Чтобы понять, что острота, как явление в области означающего, собой представляет, необходимо выделить ее стороны, особенности, связи — всю ее подноготную, одним словом, — причем сделать это следует на уровне означающего. Уровень проработки остроты как означающей продукции настолько высок, что Фрейд специально остановился на ней в качестве одного из примеров бессознательного образования. Именно это привлекает к ней и наше внимание.
Насколько это внимание важно, вы, наверное, уже поняли, убедившись, что оно позволяет нам в дальнейшем строго проанализировать уже такое чисто психопатологическое по своей природе явление, как оговорка.
13 ноября 1957 года
От Канта к Якобсону
То, что в остроте вытеснено
Забвение имени, неудавшаяся метафора
Зов означающего
Девушка и граф
Итак, через ворота остроты мы подошли, наконец, к предмету нашего курса вплотную.
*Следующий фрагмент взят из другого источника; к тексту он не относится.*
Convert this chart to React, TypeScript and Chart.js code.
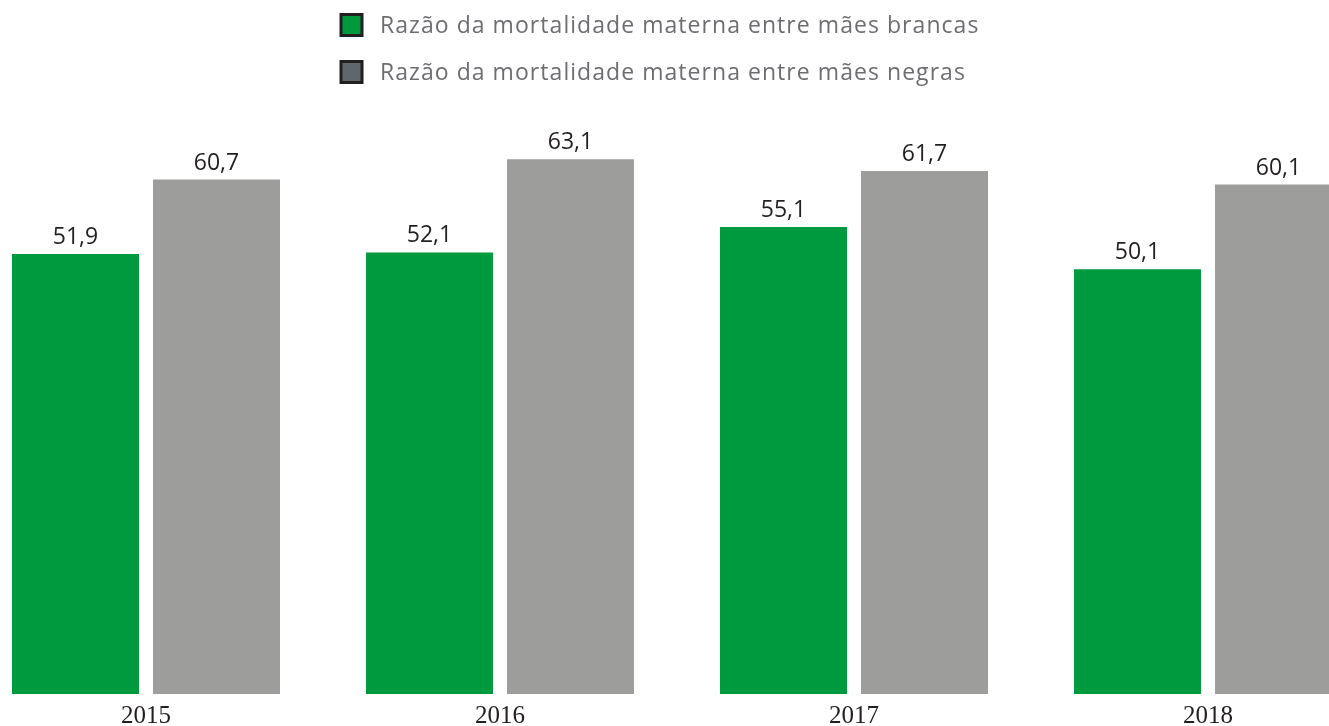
import React, { useEffect, useRef } from "react";
import { Chart, registerables } from "chart.js";

Chart.register(...registerables);

const categories = ["2015", "2016", "2017", "2018"];
const seriesLabels = [
  "Razão da mortalidade materna entre mães brancas",
  "Razão da mortalidade materna entre mães negras",
];
const brancas = [51.9, 52.1, 55.1, 50.1];
const negras = [60.7, 63.1, 61.7, 60.1];

const barColors = ["#009a3e", "#9d9d9c"];
const legendColors = ["#009a3e", "#5f666d"];

const fmt = (v: number) => v.toFixed(1).replace(".", ",");

const OFFSET_X = 31;

const valueLabelPlugin = {
  id: "valueLabels",
  afterDatasetsDraw(chart: any) {
    const ctx = chart.ctx;
    ctx.save();
    ctx.font = '23px "Open Sans"';
    ctx.fillStyle = "#231f20";
    ctx.textAlign = "center";
    ctx.textBaseline = "bottom";
    chart.data.datasets.forEach((ds: any, di: number) => {
      const meta = chart.getDatasetMeta(di);
      meta.data.forEach((bar: any, i: number) => {
        ctx.fillText(fmt(ds.data[i]), bar.x, bar.y - 5);
      });
    });
    ctx.restore();
  },
};

const customLegendPlugin = {
  id: "customLegend",
  afterDraw(chart: any) {
    const ctx = chart.ctx;
    ctx.save();
    const boxX = 341 + OFFSET_X;
    const textX = 380 + OFFSET_X;
    const rows = [25, 72];
    ctx.font = '23px "Open Sans"';
    try {
      (ctx as any).letterSpacing = "1.05px";
    } catch (e) {}
    ctx.textAlign = "left";
    ctx.textBaseline = "middle";
    chart.data.datasets.forEach((ds: any, i: number) => {
      const cy = rows[i];
      ctx.fillStyle = legendColors[i];
      ctx.fillRect(boxX, cy - 10.5, 21, 21);
      ctx.lineWidth = 3;
      ctx.strokeStyle = "#231f20";
      ctx.strokeRect(boxX, cy - 10.5, 21, 21);
      ctx.fillStyle = "#6d6e71";
      ctx.fillText(seriesLabels[i], textX, cy + 1);
    });
    ctx.restore();
  },
};

export default function App() {
  const canvasRef = useRef<HTMLCanvasElement | null>(null);

  useEffect(() => {
    if (!canvasRef.current) return;
    const chart = new Chart(canvasRef.current, {
      type: "bar",
      data: {
        labels: categories,
        datasets: [
          {
            label: seriesLabels[0],
            data: brancas,
            backgroundColor: barColors[0],
            borderWidth: 0,
          },
          {
            label: seriesLabels[1],
            data: negras,
            backgroundColor: barColors[1],
            borderWidth: 0,
          },
        ],
      },
      options: {
        animation: false,
        responsive: true,
        maintainAspectRatio: false,
        layout: { padding: { top: 100.7, bottom: 0, left: 0, right: 0 } },
        datasets: {
          bar: { categoryPercentage: 0.7966, barPercentage: 0.9007 },
        },
        plugins: {
          legend: { display: false },
          tooltip: { enabled: false },
          title: { display: false },
        },
        scales: {
          x: {
            grid: { display: false, drawTicks: false },
            border: { display: false },
            ticks: {
              color: "#231f20",
              padding: 7,
              font: { family: '"Liberation Serif", "Times New Roman", serif', size: 25, lineHeight: 1.2 },
            },
          },
          y: {
            display: false,
            min: 0,
            max: 70,
          },
        },
      },
      plugins: [valueLabelPlugin, customLegendPlugin],
    });
    return () => chart.destroy();
  }, []);

  return (
    <div
      style={{
        position: "absolute",
        left: 0,
        top: 0,
        width: 1329,
        height: 726,
        overflow: "hidden",
        background: "#ffffff",
      }}
    >
      <div
        style={{
          position: "absolute",
          left: -OFFSET_X,
          top: 0,
          width: 1416,
          height: 738,
        }}
      >
        <canvas ref={canvasRef} />
      </div>
    </div>
  );
}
В прошлый раз мы начали анализ первого включенного Фрейдом в свою книгу примера — слова фамилпионъярно. Слово это вложено Генрихом Гейне в уста Гирша Гиацинта, созданного его поэтическим воображением персонажа — персонажа необычайно многозначительного. То, что пример свой Фрейд черпает из художественного вымысла, тоже произошло отнюдь не случайно. Неудивительно, что и мы именно этот пример сочли наиболее подходящим, чтобы доказать то, что мы собирались здесь доказать.
Анализ лежащего в основе остроты психического явления привел нас, как вы, без сомнения, уже поняли, на уровень артикуляции означающих, которая, сколь бы интересна она — по крайней мере, я на это надеюсь, — многим из вас ни казалась, способна, тем не менее, — мне нетрудно это себе представить — произвести впечатление какой-то бестолковщины. Но то самое, что здесь поражает и сбивает с толку, как раз и подталкивает к пересмотру аналитического опыта, который мы с вами собираемся теперь предпринять, — пересмотра, касающегося не только места субъекта, но даже, до известной степени, самого существования его.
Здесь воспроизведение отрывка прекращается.